Born 1891, Russia. Metalworker. Migrated to US 1913. Wife in Russia. Joined the Union of Russian Workers in Youngstown, Ohio circa 1915. Arrested August 1919, then again during the first Palmer Raids, November 1919. Deported on the Buford. Subsequent activities unknown.

INS file 54709/498

Ivan Maiboroda (Иван Майборода; John)

Deported to Russia January 22, 1921. No further information found.

Included on list of deported radicals in INS file 54325/36G

Vinko Majetic

Deported to Croatia, September 1, 1920. No further information found.

Included on list of deported radicals in INS file 54325/36G

George Makaranko (Makarenko)

Born Kyiv, Russia (present-day Ukraine), 1893. Migrated to US 1914. Laborer. Wife and children in Russia. Member of Detroit’s Russian Branch No. 3 of the Communist Party.
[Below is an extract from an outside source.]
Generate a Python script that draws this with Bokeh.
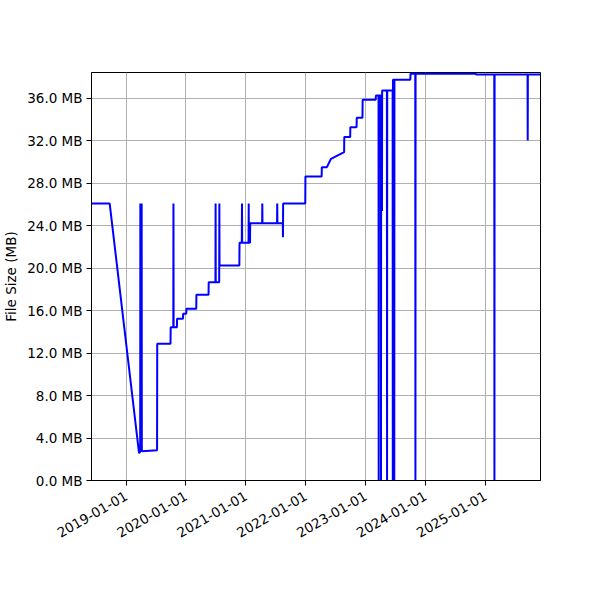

Arrested January 1920; deported March 18, 1921.

INS file 54859/621

Lavrenti Makarevich (Лаврентий Макаревич; Lawrence Makarvitch)

Born 1894, Grodno, Russia (present-day Belarus). 1914 migrated to Canada; 1915 migrated from there to US. Joined the Union of Russian Workers in Bridgeport, Connecticut. Arrested during the first Palmer Raids, November 1919. According to INS file, he was deported January 22, 1921; however, a Department of Justice agent reported that Makarevich attended a June 4, 1922 conference of the URW in New Haven as a delegate of that city’s Russian Progressive Organization. His wife, Sophie Babitz, was living with her parents in Connecticut “and does not desire to have anything more to do with him.” Unclear if he was deported and returned, was never deported, or was deported and the DoJ report was in error.